Kroenke enjoys sports team ownership and making lots of money in the process. He's one of the most hands off owners in the league. He is willing to spend money on coaches and player salaries and annually spends to the cap. Only gets involved in major matters such as team move, building new stadium, and HC hires. As such, an outstanding owner to work for.
Demoff handles the marketing and routine day to day matters. Moves, HC search, PR, and he simply excels at contract negotiating and contract structures. Kind of a Chief of Staff role. Does NOT get involved in personnel decisions other than a Goff type trade matter. Even then, he must get final approval from Kroenke.

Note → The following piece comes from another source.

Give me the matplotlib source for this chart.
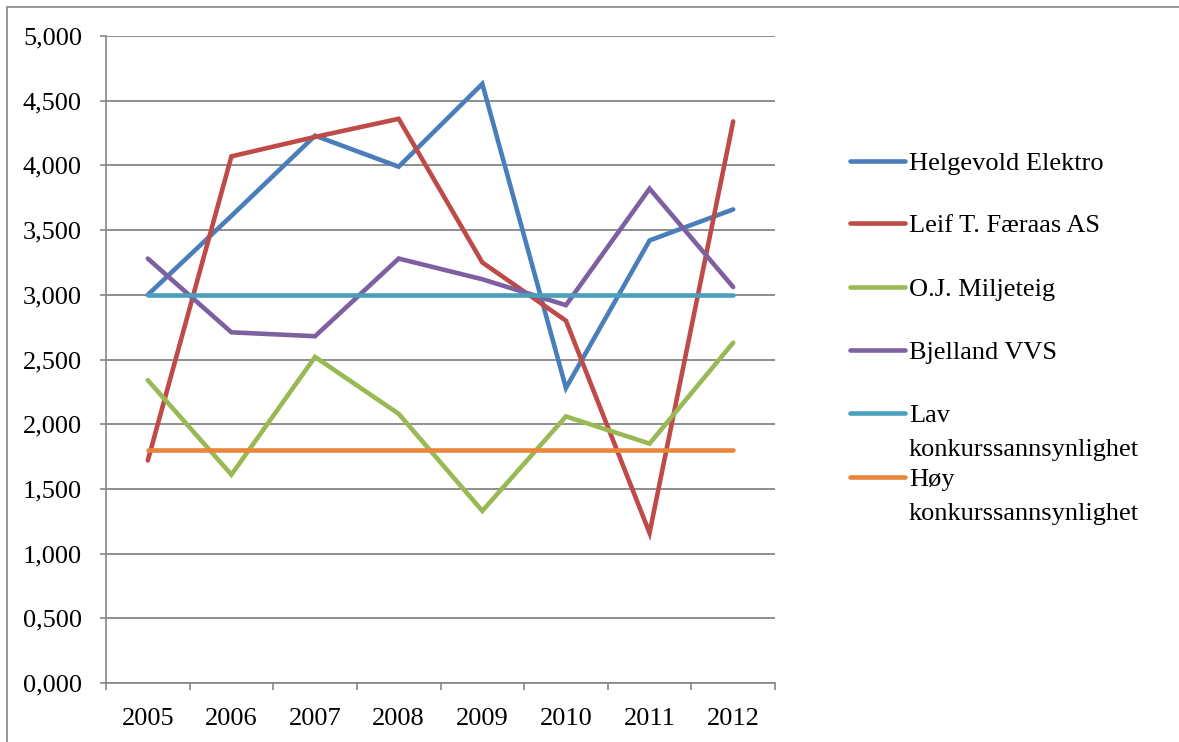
import matplotlib.pyplot as plt
import numpy as np
from matplotlib.patches import Rectangle
from matplotlib.lines import Line2D

plt.rcParams['font.family'] = ['Liberation Serif', 'DejaVu Serif']

years = ['2005', '2006', '2007', '2008', '2009', '2010', '2011', '2012']

helgevold = [3.00, 3.61, 4.23, 3.99, 4.63, 2.28, 3.42, 3.66]
faeraas = [1.72, 4.07, 4.22, 4.36, 3.25, 2.80, 1.16, 4.34]
miljeteig = [2.34, 1.61, 2.52, 2.08, 1.33, 2.06, 1.85, 2.63]
bjelland = [3.28, 2.71, 2.68, 3.28, 3.12, 2.92, 3.82, 3.06]
lav = [3.0] * 8
hoy = [1.8] * 8

series = [
    ('Helgevold Elektro', helgevold, '#4a7ebb'),
    ('Leif T. Færaas AS', faeraas, '#be4b48'),
    ('O.J. Miljeteig', miljeteig, '#98b954'),
    ('Bjelland VVS', bjelland, '#7d60a0'),
    ('Lav\nkonkurssannsynlighet', lav, '#4a9fbb'),
    ('Høy\nkonkurssannsynlighet', hoy, '#e8873c'),
]

W, H = 1179, 742
fig = plt.figure(figsize=(W / 100, H / 100), dpi=100)
# outer chart border (only top and left are visible in the crop)
fig.patches.append(Rectangle((7.5 / W, -0.1), 1.2, 1 - 7 / H + 0.1,
                             transform=fig.transFigure, fill=False,
                             edgecolor='#868686', lw=1.2))

ax = fig.add_axes([106 / W, 1 - 683 / H, 669 / W, 647 / H])
x = np.arange(len(years))
for name, vals, col in series:
    ax.plot(x, vals, color=col, lw=3.3, solid_capstyle='round',
            solid_joinstyle='miter')

ax.set_xlim(-0.5, len(years) - 0.5)
ax.set_ylim(0, 5)
yt = np.arange(0, 5.01, 0.5)
ax.set_yticks(yt)
ax.set_yticklabels([f'{v:.3f}'.replace('.', ',') for v in yt])
ax.set_xticks(x)
ax.set_xticklabels(years)
ax.set_xticks(np.arange(-0.5, len(years), 1), minor=True)
ax.tick_params(axis='x', which='major', length=0, pad=18, labelsize=19)
ax.tick_params(axis='x', which='minor', length=5, color='#868686', width=1.2)
ax.tick_params(axis='y', length=4.3, color='#868686', width=1.2, pad=13, labelsize=19)
ax.grid(axis='y', color='#868686', lw=1.3)
ax.set_axisbelow(True)
for s in ['top', 'right']:
    ax.spines[s].set_visible(False)
for s in ['left', 'bottom']:
    ax.spines[s].set_color('#868686')
    ax.spines[s].set_linewidth(1.2)

# legend drawn by hand so the handle sits on the first text line
leg_y = [161, 223, 287, 350, 413, 477]
line_h = 34
for (name, vals, col), yp in zip(series, leg_y):
    fy = 1 - yp / H
    fig.add_artist(Line2D([850 / W, 905 / W], [fy, fy], color=col, lw=3.3,
                          solid_capstyle='round', transform=fig.transFigure))
    for i, part in enumerate(name.split('\n')):
        fig.text(909 / W, 1 - (yp + 9 + i * line_h) / H, part, fontsize=19,
                 va='baseline', ha='left')

fig.savefig('out.png', dpi=100)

Snead communicates with the HC to determine the exact types of players desired for implementation of the HC's schemes. One set of types for Fisher, another set of types for McVay. He then identifies and evaluates the desired player types for the HC. These include draft picks, FA's, UDFA's, and even potential player fits currently on other rosters that might become available through trades or roster cuts. In short, he's responsible for bringing in a constant pipeline full of new talent via all possible means. Snead technically has final say on personnel, but he confines his player targets only to the general profile that his HC has outlined.
McVay is the tip of the spear. He gets total say on asst coaching hires. He outlines the player profile that he desires and it's then Snead's job to find and acquire them. He has complete autonomy on schemes and philosophies throughout the 3 units. He is expected to perform reasonable PR duties to promote the team. In short, he will be responsible for the W/L record moving forward.
If you ask me, it's a damned fine organizational chart and business model. So what went wrong and resulted in 5 non winning years since Kroenke assumed full ownership? Simple. There was a weak link at the HC post. They chose the wrong guy. Fortunately, that seems to have been corrected. We'll see.